▸ **Data block**:

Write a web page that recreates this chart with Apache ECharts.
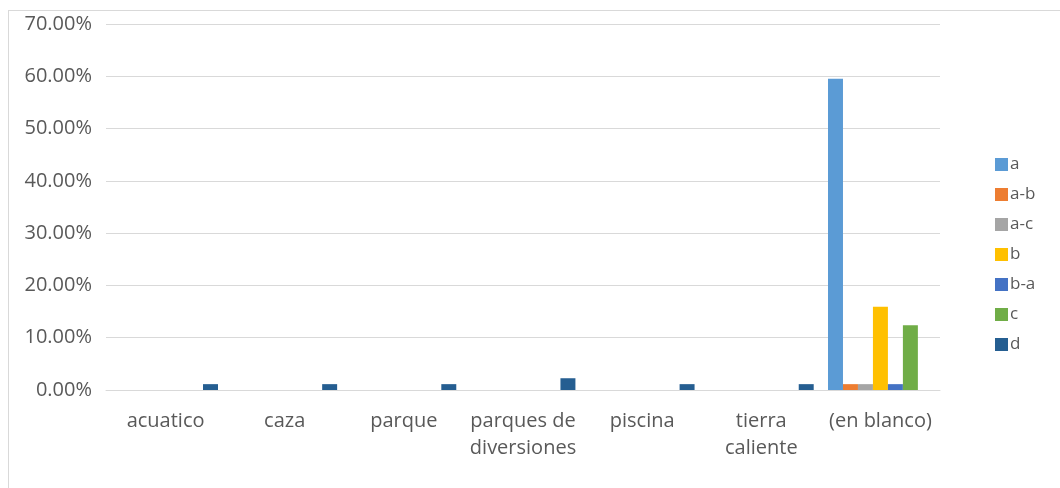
<!DOCTYPE html>
<html><head><meta charset="utf-8">
<script src="https://cdn.jsdelivr.net/npm/echarts@6/dist/echarts.min.js"></script>
<style>
html,body{margin:0;padding:0;background:#fff;}
#frame{position:absolute;left:8px;top:10px;width:1060px;height:490px;border:1px solid #d9d9d9;box-sizing:border-box;}
#chart{position:absolute;left:0;top:0;width:1060px;height:488px;}
</style></head>
<body>
<div id="frame"></div>
<div id="chart"></div>
<script>
const categories = ['acuatico','caza','parque','parques de\ndiversiones','piscina','tierra\ncaliente','(en blanco)'];
const seriesNames = ['a','a-b','a-c','b','b-a','c','d'];
const colors = ['#5B9BD5','#ED7D31','#A5A5A5','#FFC000','#4472C4','#70AD47','#255E91'];
const valA  = [null,null,null,null,null,null,59.55];
const valAB = [null,null,null,null,null,null,1.12];
const valAC = [null,null,null,null,null,null,1.12];
const valB  = [null,null,null,null,null,null,15.9];
const valBA = [null,null,null,null,null,null,1.12];
const valC  = [null,null,null,null,null,null,12.4];
const valD  = [1.12,1.12,1.12,2.25,1.12,1.12,null];
const allVals = [valA,valAB,valAC,valB,valBA,valC,valD];
const yTicks = {min:0,max:70,interval:10};

const chart = echarts.init(document.getElementById('chart'));
const font = "'Open Sans', 'Liberation Sans', sans-serif";
chart.setOption({
  animation:false,
  textStyle:{fontFamily:font},
  grid:{left:106,right:120,top:24,bottom:98},
  legend:{
    orient:'vertical',left:990,top:151,
    itemWidth:13,itemHeight:13,itemGap:13,
    icon:'rect',
    textStyle:{color:'#595959',fontSize:17,fontFamily:font,padding:[0,0,0,-3]},
    data:seriesNames
  },
  xAxis:{
    type:'category',data:categories,
    axisLine:{lineStyle:{color:'#d9d9d9',width:1}},
    axisTick:{show:false},
    axisLabel:{color:'#595959',fontSize:20,fontFamily:font,margin:18,lineHeight:27,interval:0}
  },
  yAxis:{
    type:'value',min:yTicks.min,max:yTicks.max,interval:yTicks.interval,
    axisLine:{show:false},axisTick:{show:false},
    splitLine:{lineStyle:{color:'#d9d9d9',width:1}},
    axisLabel:{color:'#595959',fontSize:20,fontFamily:font,margin:14,formatter:v=>v.toFixed(2)+'%'}
  },
  series:seriesNames.map((n,i)=>({
    name:n,type:'bar',data:allVals[i],
    itemStyle:{color:colors[i]},
    barGap:'0%',barCategoryGap:'12%'
  }))
});
</script>
</body></html>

▸ **Goal**: Copy every line above word for word and exclude the pictures.

▸ **The solution**:
Write a web page that recreates this chart with Apache ECharts.
<!DOCTYPE html>
<html><head><meta charset="utf-8">
<script src="https://cdn.jsdelivr.net/npm/echarts@6/dist/echarts.min.js"></script>
<style>
html,body{margin:0;padding:0;background:#fff;}
#frame{position:absolute;left:8px;top:10px;width:1060px;height:490px;border:1px solid #d9d9d9;box-sizing:border-box;}
#chart{position:absolute;left:0;top:0;width:1060px;height:488px;}
</style></head>
<body>
<div id="frame"></div>
<div id="chart"></div>
<script>
const categories = ['acuatico','caza','parque','parques de\ndiversiones','piscina','tierra\ncaliente','(en blanco)'];
const seriesNames = ['a','a-b','a-c','b','b-a','c','d'];
const colors = ['#5B9BD5','#ED7D31','#A5A5A5','#FFC000','#4472C4','#70AD47','#255E91'];
const valA  = [null,null,null,null,null,null,59.55];
const valAB = [null,null,null,null,null,null,1.12];
const valAC = [null,null,null,null,null,null,1.12];
const valB  = [null,null,null,null,null,null,15.9];
const valBA = [null,null,null,null,null,null,1.12];
const valC  = [null,null,null,null,null,null,12.4];
const valD  = [1.12,1.12,1.12,2.25,1.12,1.12,null];
const allVals = [valA,valAB,valAC,valB,valBA,valC,valD];
const yTicks = {min:0,max:70,interval:10};

const chart = echarts.init(document.getElementById('chart'));
const font = "'Open Sans', 'Liberation Sans', sans-serif";
chart.setOption({
  animation:false,
  textStyle:{fontFamily:font},
  grid:{left:106,right:120,top:24,bottom:98},
  legend:{
    orient:'vertical',left:990,top:151,
    itemWidth:13,itemHeight:13,itemGap:13,
    icon:'rect',
    textStyle:{color:'#595959',fontSize:17,fontFamily:font,padding:[0,0,0,-3]},
    data:seriesNames
  },
  xAxis:{
    type:'category',data:categories,
    axisLine:{lineStyle:{color:'#d9d9d9',width:1}},
    axisTick:{show:false},
    axisLabel:{color:'#595959',fontSize:20,fontFamily:font,margin:18,lineHeight:27,interval:0}
  },
  yAxis:{
    type:'value',min:yTicks.min,max:yTicks.max,interval:yTicks.interval,
    axisLine:{show:false},axisTick:{show:false},
    splitLine:{lineStyle:{color:'#d9d9d9',width:1}},
    axisLabel:{color:'#595959',fontSize:20,fontFamily:font,margin:14,formatter:v=>v.toFixed(2)+'%'}
  },
  series:seriesNames.map((n,i)=>({
    name:n,type:'bar',data:allVals[i],
    itemStyle:{color:colors[i]},
    barGap:'0%',barCategoryGap:'12%'
  }))
});
</script>
</body></html>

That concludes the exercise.